Unfortunately, the kind of campaigning that is taking place in St. Maarten today is a residue of the pre-10-10-10 era where the people directly voted in eleven Island Council members of which seven were appointed to the Executive Council. At that time, the people were pretty sure that the persons whom they elected would end up in the executive branch of government.

Nowadays this is no more the case. It can actually happen that not one person elected by the people would decide to go into the executive branch of government and become a minister. We saw this quite recently, with the Gumbs Cabinet, that all of the ministers were non-politicians, starting with Prime Minister Marcel Gumbs himself.

In other words, politicians, who are aspiring parliamentarians, are making promises at the executive level instead of telling the people what they plan to do at the parliamentary or legislative level.

What should the people expect from their elected parliamentarians? According to our constitution, you should expect your parliamentarian to represent the entire population of St. Maarten and not only party affiliates or party interests. You should expect your parliamentarian to be involved in legislation, which boils down to reading, debating, amending, drafting and passing laws.

Another very important role of your parliamentarian is that he or she manages, supervises or controls the functioning of a minister or of the Council of Ministers. Very often we see parliamentarians who do not know their function sitting on the seat of a minister. For example, parliamentarians who want to shine at ground breaking ceremonies or at contract signing events, are really out of place and are usurping the authority of that particular minister.

We also hear parliamentarians referring to their minister, which is totally out of order. No wonder parliamentarians are unable to supervise and control the executive branch of government when they have placed themselves directly on the executive level together with the minister. The question then is, who controls who? What about the checks and balances given to parliament to control government?

Our constitution gives parliament very specific tools to be able to control a minister or the Council of Ministers. Parliament has the right (art. 62) to call in ministers at any time and question them on any topic pertaining to their portfolios. If the matter is serious, parliament then has the right to inquiry (art. 64), which means that a special committee can be established to investigate a decision taken by a minister of by the Council of Ministers.

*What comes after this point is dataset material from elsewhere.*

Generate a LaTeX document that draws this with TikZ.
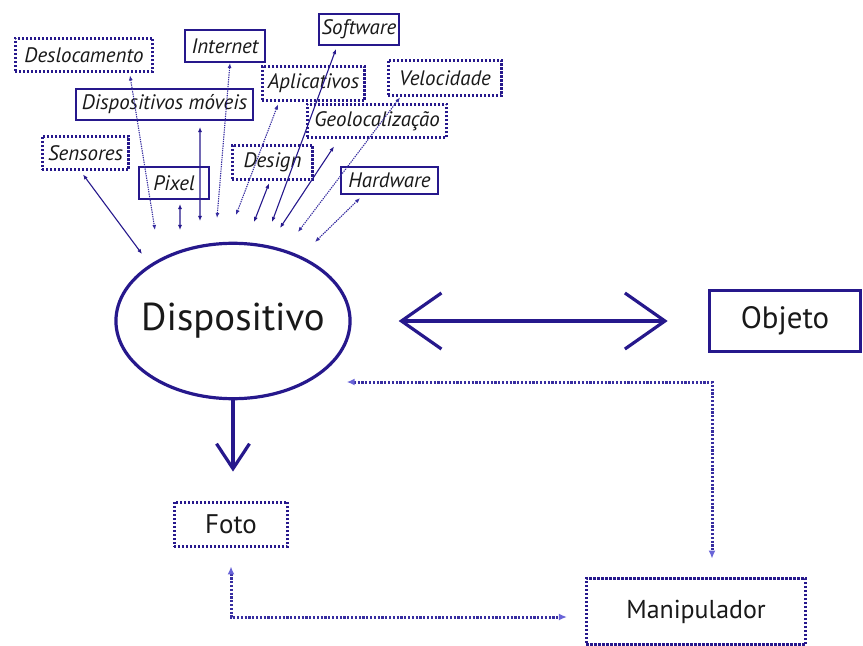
\documentclass[tikz,border=0pt]{standalone}
\usepackage{fontspec}
\setmainfont{PT Sans}
\usetikzlibrary{arrows.meta,shapes.geometric}
\definecolor{navy}{RGB}{38,24,140}
\definecolor{lnavy}{RGB}{55,45,160}
\definecolor{tipblue}{RGB}{105,100,215}
\definecolor{txt}{RGB}{25,25,25}
\begin{document}
\begin{tikzpicture}[x=1bp,y=-1bp,
  lbl/.style={inner sep=0pt, font=\itshape\fontsize{21}{24}\selectfont, text=txt},
  solidbox/.style={lbl, draw=navy, line width=2.2bp},
  dotbox/.style={lbl, draw=navy, line width=3bp, dash pattern=on 2.2bp off 1.8bp},
  bigbox/.style={inner sep=0pt, font=\fontsize{26}{30}\selectfont, text=txt},
  fan/.style={navy, line width=1.1bp, {Latex[length=5bp,width=4bp,fill=tipblue]}-{Latex[length=5bp,width=4bp,fill=tipblue]}},
  fandot/.style={fan, lnavy, dash pattern=on 1.3bp off 1bp},
  bigarrow/.style={navy, line width=3.2bp},
  linkdot/.style={lnavy, line width=3bp, dash pattern=on 2.2bp off 1.6bp,
    {Latex[length=8bp,width=7bp,fill=tipblue,color=tipblue]}-{Latex[length=8bp,width=7bp,fill=tipblue,color=tipblue]}}
]
\useasboundingbox (0,0) rectangle (863,646);

% top label boxes
\node[dotbox,   minimum width=138, minimum height=34] (desl) at (84,55)      {Deslocamento};
\node[solidbox, minimum width=80,  minimum height=32] (inet) at (225,46)     {Internet};
\node[solidbox, minimum width=80,  minimum height=31] (soft) at (359,29.5)   {Software};
\node[dotbox,   minimum width=103, minimum height=35] (apl)  at (313.5,83.5) {Aplicativos};
\node[dotbox,   minimum width=114, minimum height=36] (vel)  at (445,78)     {Velocidade};
\node[solidbox, minimum width=177, minimum height=31] (dmov) at (164.5,104.5){Dispositivos móveis};
\node[dotbox,   minimum width=140, minimum height=34] (geo)  at (377,121)    {Geolocalização};
\node[dotbox,   minimum width=87,  minimum height=34] (sens) at (85.5,153)   {Sensores};
\node[solidbox, minimum width=70,  minimum height=32] (pix)  at (174,183)    {Pixel};
\node[dotbox,   minimum width=81,  minimum height=35] (des)  at (272.5,162.5){Design};
\node[solidbox, minimum width=97,  minimum height=27] (hard) at (389.5,180.5){Hardware};

% main nodes
\node[ellipse, draw=navy, line width=3.2bp, minimum width=235, minimum height=156, inner sep=0pt,
      font=\fontsize{39}{44}\selectfont, text=txt] (disp) at (233,321) {\makebox[0pt]{Dispositivo}};
\node[bigbox, font=\fontsize{31}{36}\selectfont, draw=navy, line width=3.2bp, minimum width=152, minimum height=62] (obj) at (785,321) {Objeto};
\node[bigbox, font=\fontsize{27}{32}\selectfont, draw=navy, line width=3bp, dash pattern=on 2.2bp off 1.8bp, minimum width=114, minimum height=45] (foto) at (231,524.5) {Foto};
\node[bigbox, draw=navy, line width=3bp, dash pattern=on 2.2bp off 1.8bp, minimum width=220, minimum height=67] (man) at (696,611.5) {Manipulador};

% fan end points near the ellipse
\coordinate (eDesl) at (155,230);
\coordinate (eInet) at (217,218);
\coordinate (eSoft) at (272,222);
\coordinate (eApl)  at (236,215);
\coordinate (eVel)  at (298,232);
\coordinate (eDmov) at (200,221);
\coordinate (eGeo)  at (280,228);
\coordinate (eSens) at (142,254);
\coordinate (ePix)  at (180,230);
\coordinate (eDes)  at (254,222);
\coordinate (eHard) at (315,242);

% fan connectors
\draw[fandot] ([xshift=46bp,yshift=-2bp]desl.south) -- (eDesl);
\draw[fandot] ([xshift=5bp]inet.south) -- (eInet);
\draw[fan]    ([xshift=-23bp,yshift=-3bp]soft.south) -- (eSoft);
\draw[fandot] ([xshift=-35.5bp,yshift=-2bp]apl.south) -- (eApl);
\draw[fandot] ([xshift=-45bp]vel.south) -- (eVel);
\draw[fan]    ([xshift=35.5bp,yshift=-6bp]dmov.south) -- (eDmov);
\draw[fan]    ([xshift=-43bp,yshift=-7bp]geo.south) -- (eGeo);
\draw[fan]    ([xshift=-2.5bp,yshift=-3bp]sens.south) -- (eSens);
\draw[fan]    ([xshift=6bp,yshift=-4bp]pix.south) -- (ePix);
\draw[fan]    ([xshift=-3.5bp,yshift=-2bp]des.south) -- (eDes);
\draw[fandot] ([xshift=-29.5bp,yshift=-3bp]hard.south) -- (eHard);

% big arrows
\draw[bigarrow, {Straight Barb[length=40bp,width=56bp]}-{Straight Barb[length=40bp,width=56bp]},
      shorten <=47bp, shorten >=40bp] (disp.east) -- (obj.west);
\draw[bigarrow, -{Straight Barb[length=25bp,width=33bp]}, shorten >=29bp]
      (disp.south) -- (disp.south |- foto.north);

% dotted links
\draw[linkdot] (disp.east) ++(-5,61) -| ([xshift=16bp,yshift=18bp]man.north);
\draw[linkdot] ([yshift=-18bp]foto.south) |- ([xshift=-18bp,yshift=-5.5bp]man.west);
\end{tikzpicture}
\end{document}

In addition, parliament gets to set policy and priorities when it debates and approves the annual budget. This is yet another opportunity for parliament to monitor, control and set direction for government. Moreover, parliament also receives insight on the functioning of government from the reports submitted to parliament by the General Auditing Chamber and by the SOAB (Stichting Overheids Accountants Bureau, which is the government’s internal auditor).

Parliament, in the last two years, has also received four integrity reports. Yet we see that parliament has done nothing with or about all of these reports. Instead, parliamentarians prefer to “own” a minister or direct a minister but they are not willing to do the job they were elected to do, namely to control the functioning of a minister. Parliamentarians are elected to legislate and to control government. Voters, you must know this!

I am encouraging our voters not to fall for the sweet talk and the pie in the sky from politicians, who are soliciting your vote. When they promise you a project, a building, a job or increased wages ask them which laws these aspects fall under and how they plan to control the execution thereof. Let them know that you are well aware of their role and function as a parliamentarian.